▶ **DATA EXCERPT**:
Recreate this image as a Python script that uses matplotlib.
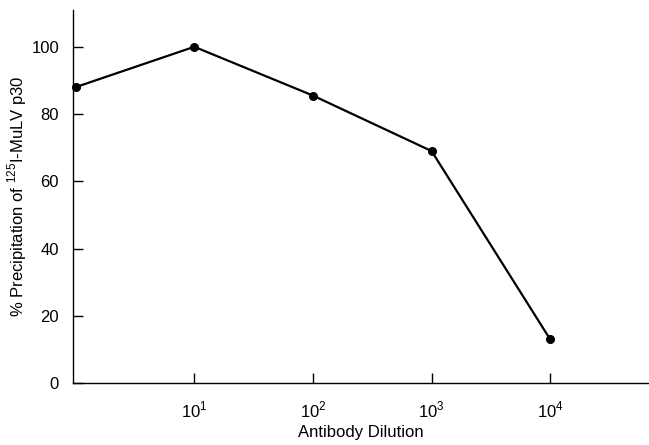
import matplotlib
matplotlib.use("Agg")
import matplotlib.pyplot as plt
from matplotlib.ticker import FixedLocator, NullLocator

dilution = [1, 10, 100, 1000, 10000]
precip = [88, 100, 85.5, 69, 13]
xticks = [10, 100, 1000, 10000]
xticklabels = ["$10^1$", "$10^2$", "$10^3$", "$10^4$"]
yticks = [0, 20, 40, 60, 80, 100]

plt.rcParams['font.family'] = ['Liberation Sans', 'DejaVu Sans']
plt.rcParams['mathtext.fontset'] = 'custom'
plt.rcParams['mathtext.rm'] = 'Liberation Sans'

fig = plt.figure(figsize=(6.49, 4.45), dpi=100)
ax = fig.add_axes([0.1125, 0.139, 0.8875, 0.839])

ax.plot(dilution, precip, color="black", lw=1.6, marker="o", ms=5.5,
        clip_on=False, zorder=3)

ax.set_xscale("log")
ax.set_xlim(0.95, 6.8e4)
ax.set_ylim(0, 111)
ax.xaxis.set_major_locator(FixedLocator(xticks))
ax.xaxis.set_minor_locator(NullLocator())
ax.set_xticklabels(xticklabels)
ax.set_yticks(yticks)

for s in ["top", "right"]:
    ax.spines[s].set_visible(False)
for s in ["left", "bottom"]:
    ax.spines[s].set_linewidth(1.0)

ax.tick_params(axis="both", direction="in", length=7, width=1.0,
               labelsize=12, colors="black")
ax.tick_params(axis="x", pad=12)
ax.tick_params(axis="y", pad=10)

ax.set_xlabel("Antibody Dilution", fontsize=12, labelpad=3)
ax.set_ylabel("% Precipitation of $^{125}$I-MuLV p30", fontsize=12,
              labelpad=2)

fig.savefig("out.png", dpi=100)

▶ **EXERCISE INSTRUCTIONS**:
Pull out all lines in the data above that include "matplotlib".

▶ **FULL OUTPUT**:
Recreate this image as a Python script that uses matplotlib.
import matplotlib
matplotlib.use("Agg")
import matplotlib.pyplot as plt
from matplotlib.ticker import FixedLocator, NullLocator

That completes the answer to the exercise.